WRITTEN PROBLEM
Repeat each entry as written, dropping any picture you find.

THE RECORDS
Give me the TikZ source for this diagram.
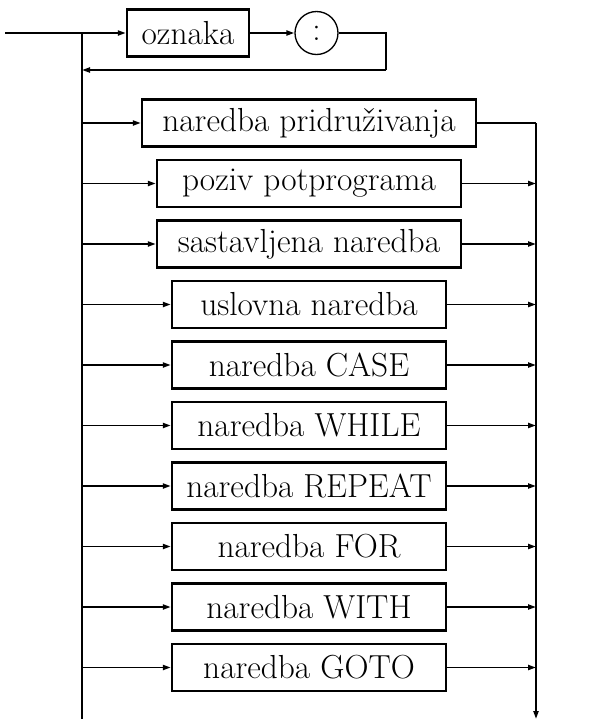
\documentclass[tikz,border=0pt]{standalone}
\usetikzlibrary{arrows.meta}
\begin{document}
\begin{tikzpicture}[x=0.75pt,y=-0.75pt,
  box/.style={draw,line width=1.8pt,minimum height=35.25pt,inner sep=0pt,
              font=\fontsize{25}{30}\selectfont},
  wide/.style={box,minimum width=250.5pt},
  mid/.style={box,minimum width=228pt},
  narrow/.style={box,minimum width=205.5pt},
  term/.style={draw,circle,line width=1pt,minimum size=32.25pt,inner sep=0pt,
               font=\fontsize{25}{30}\selectfont},
  conn/.style={line width=1.4pt,line join=miter},
  arr/.style={conn,-{Triangle[length=6pt,width=3.8pt]}}]
\useasboundingbox (0,0) rectangle (606,719);

% optional label "oznaka :"
\node[box,minimum width=91.5pt] (oz) at (188,33) {oznaka};
\node[term] (colon) at (316.5,33) {:};

% rails and loop corners
\coordinate (in)    at (5,33);
\coordinate (split) at (82,33);
\coordinate (lbot)  at (82,719);
\coordinate (loopA) at (386,33);
\coordinate (loopB) at (386,70);
\coordinate (rtop)  at (536,123);
\coordinate (rbot)  at (536,719);

% statement alternatives
\node[wide]   (r1)  at (309,123)   {naredba pridruživanja};
\node[mid]    (r2)  at (309,183.5) {poziv potprograma};
\node[mid]    (r3)  at (309,244)   {sastavljena naredba};
\node[narrow] (r4)  at (309,304.5) {uslovna naredba};
\node[narrow] (r5)  at (309,365)   {naredba CASE};
\node[narrow] (r6)  at (309,425.5) {naredba WHILE};
\node[narrow] (r7)  at (309,486)   {naredba REPEAT};
\node[narrow] (r8)  at (309,546.5) {naredba FOR};
\node[narrow] (r9)  at (309,607)   {naredba WITH};
\node[narrow] (r10) at (309,667.5) {naredba GOTO};

% entry, label path and loop back
\draw[conn] (in) -- (split) -- (lbot);
\draw[arr] (split) -- (oz.west);
\draw[arr] (oz.east) -- (colon.west);
\draw[conn] (colon.east) -- (loopA) -- (loopB);
\draw[arr] (loopB) -- (split |- loopB);

% first alternative joins the right rail
\draw[arr] (split |- r1.west) -- (r1.west);
\draw[conn] (r1.east) -- (rtop);
\draw[arr] (rtop) -- (rbot);

% remaining alternatives
\foreach \i in {2,...,10}{
  \draw[arr] (split |- r\i.west) -- (r\i.west);
  \draw[arr] (r\i.east) -- (rtop |- r\i.east);
}
\end{tikzpicture}
\end{document}
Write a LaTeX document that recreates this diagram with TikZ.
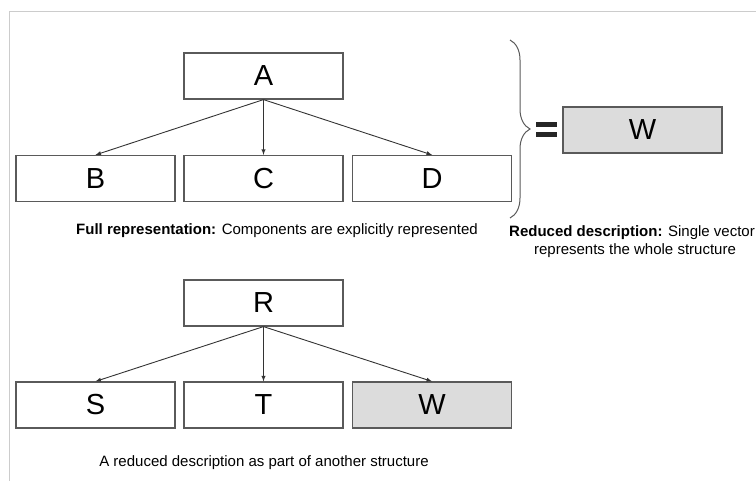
\documentclass[tikz,border=0pt]{standalone}
\usepackage{fontspec}
\setmainfont{Liberation Sans}
\usepackage{xcolor}
\usetikzlibrary{decorations.pathreplacing}
\definecolor{boxfill}{HTML}{DCDCDC}
\definecolor{boxline}{HTML}{5A5A5A}
\definecolor{framegray}{HTML}{CCCCCC}
\tikzset{
  box/.style={draw=boxline, line width=1.2pt, minimum width=159pt, minimum height=46pt,
    inner sep=0pt, font=\fontsize{29}{31}\selectfont},
  redbox/.style={box, fill=boxfill},
  caption/.style={inner sep=0pt, font=\fontsize{15}{18}\selectfont},
  link/.style={->, >=latex, draw=black!80, line width=0.9pt}
}
\begin{document}
\begin{tikzpicture}[x=1pt,y=-1pt]
\useasboundingbox (0,0) rectangle (756,481);
% frame
\draw[framegray, line width=0.8pt] (9,481) -- (9,11) -- (756,11);
% full representation
\node[box] (a) at (263.5,76) {A};
\node[box] (b) at (95.5,178.5) {B};
\node[box] (c) at (263.5,178.5) {C};
\node[box] (d) at (432,178.5) {D};
\draw[link] (a.south)--(b.north);
\draw[link] (a.south)--(c.north);
\draw[link] (a.south)--(d.north);
\node[caption, anchor=base] (fullcap) at (277,235) {\textbf{Full representation:} Components are explicitly represented};
% reduced description
\draw[boxline, line width=1pt, decorate, decoration={brace, amplitude=20pt}] (510,40) -- (510,218);
\draw[black!85, line width=4.5pt] (536,124.5) -- (557,124.5);
\draw[black!85, line width=4.5pt] (536,134.5) -- (557,134.5);
\node[redbox] (w) at (642.5,130) {W};
\node[caption, anchor=base] (redcap) at (632,237) {\textbf{Reduced description:} Single vector};
\node[caption, anchor=base] (redcap2) at (635,255) {represents the whole structure};
% reduced description as part of another structure
\node[box] (r) at (263.5,303) {R};
\node[box] (s) at (95.5,405) {S};
\node[box] (t) at (263.5,405) {T};
\node[redbox] (w2) at (432,405) {W};
\draw[link] (r.south)--(s.north);
\draw[link] (r.south)--(t.north);
\draw[link] (r.south)--(w2.north);
\node[caption, anchor=base] (partcap) at (264,466) {A reduced description as part of another structure};
\end{tikzpicture}
\end{document}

WRITTEN RESPONSE
Give me the TikZ source for this diagram.
\documentclass[tikz,border=0pt]{standalone}
\usetikzlibrary{arrows.meta}
\begin{document}
\begin{tikzpicture}[x=0.75pt,y=-0.75pt,
  box/.style={draw,line width=1.8pt,minimum height=35.25pt,inner sep=0pt,
              font=\fontsize{25}{30}\selectfont},
  wide/.style={box,minimum width=250.5pt},
  mid/.style={box,minimum width=228pt},
  narrow/.style={box,minimum width=205.5pt},
  term/.style={draw,circle,line width=1pt,minimum size=32.25pt,inner sep=0pt,
               font=\fontsize{25}{30}\selectfont},
  conn/.style={line width=1.4pt,line join=miter},
  arr/.style={conn,-{Triangle[length=6pt,width=3.8pt]}}]
\useasboundingbox (0,0) rectangle (606,719);

% optional label "oznaka :"
\node[box,minimum width=91.5pt] (oz) at (188,33) {oznaka};
\node[term] (colon) at (316.5,33) {:};

% rails and loop corners
\coordinate (in)    at (5,33);
\coordinate (split) at (82,33);
\coordinate (lbot)  at (82,719);
\coordinate (loopA) at (386,33);
\coordinate (loopB) at (386,70);
\coordinate (rtop)  at (536,123);
\coordinate (rbot)  at (536,719);

% statement alternatives
\node[wide]   (r1)  at (309,123)   {naredba pridruživanja};
\node[mid]    (r2)  at (309,183.5) {poziv potprograma};
\node[mid]    (r3)  at (309,244)   {sastavljena naredba};
\node[narrow] (r4)  at (309,304.5) {uslovna naredba};
\node[narrow] (r5)  at (309,365)   {naredba CASE};
\node[narrow] (r6)  at (309,425.5) {naredba WHILE};
\node[narrow] (r7)  at (309,486)   {naredba REPEAT};
\node[narrow] (r8)  at (309,546.5) {naredba FOR};
\node[narrow] (r9)  at (309,607)   {naredba WITH};
\node[narrow] (r10) at (309,667.5) {naredba GOTO};

% entry, label path and loop back
\draw[conn] (in) -- (split) -- (lbot);
\draw[arr] (split) -- (oz.west);
\draw[arr] (oz.east) -- (colon.west);
\draw[conn] (colon.east) -- (loopA) -- (loopB);
\draw[arr] (loopB) -- (split |- loopB);

% first alternative joins the right rail
\draw[arr] (split |- r1.west) -- (r1.west);
\draw[conn] (r1.east) -- (rtop);
\draw[arr] (rtop) -- (rbot);

% remaining alternatives
\foreach \i in {2,...,10}{
  \draw[arr] (split |- r\i.west) -- (r\i.west);
  \draw[arr] (r\i.east) -- (rtop |- r\i.east);
}
\end{tikzpicture}
\end{document}
Write a LaTeX document that recreates this diagram with TikZ.
\documentclass[tikz,border=0pt]{standalone}
\usepackage{fontspec}
\setmainfont{Liberation Sans}
\usepackage{xcolor}
\usetikzlibrary{decorations.pathreplacing}
\definecolor{boxfill}{HTML}{DCDCDC}
\definecolor{boxline}{HTML}{5A5A5A}
\definecolor{framegray}{HTML}{CCCCCC}
\tikzset{
  box/.style={draw=boxline, line width=1.2pt, minimum width=159pt, minimum height=46pt,
    inner sep=0pt, font=\fontsize{29}{31}\selectfont},
  redbox/.style={box, fill=boxfill},
  caption/.style={inner sep=0pt, font=\fontsize{15}{18}\selectfont},
  link/.style={->, >=latex, draw=black!80, line width=0.9pt}
}
\begin{document}
\begin{tikzpicture}[x=1pt,y=-1pt]
\useasboundingbox (0,0) rectangle (756,481);
% frame
\draw[framegray, line width=0.8pt] (9,481) -- (9,11) -- (756,11);
% full representation
\node[box] (a) at (263.5,76) {A};
\node[box] (b) at (95.5,178.5) {B};
\node[box] (c) at (263.5,178.5) {C};
\node[box] (d) at (432,178.5) {D};
\draw[link] (a.south)--(b.north);
\draw[link] (a.south)--(c.north);
\draw[link] (a.south)--(d.north);
\node[caption, anchor=base] (fullcap) at (277,235) {\textbf{Full representation:} Components are explicitly represented};
% reduced description
\draw[boxline, line width=1pt, decorate, decoration={brace, amplitude=20pt}] (510,40) -- (510,218);
\draw[black!85, line width=4.5pt] (536,124.5) -- (557,124.5);
\draw[black!85, line width=4.5pt] (536,134.5) -- (557,134.5);
\node[redbox] (w) at (642.5,130) {W};
\node[caption, anchor=base] (redcap) at (632,237) {\textbf{Reduced description:} Single vector};
\node[caption, anchor=base] (redcap2) at (635,255) {represents the whole structure};
% reduced description as part of another structure
\node[box] (r) at (263.5,303) {R};
\node[box] (s) at (95.5,405) {S};
\node[box] (t) at (263.5,405) {T};
\node[redbox] (w2) at (432,405) {W};
\draw[link] (r.south)--(s.north);
\draw[link] (r.south)--(t.north);
\draw[link] (r.south)--(w2.north);
\node[caption, anchor=base] (partcap) at (264,466) {A reduced description as part of another structure};
\end{tikzpicture}
\end{document}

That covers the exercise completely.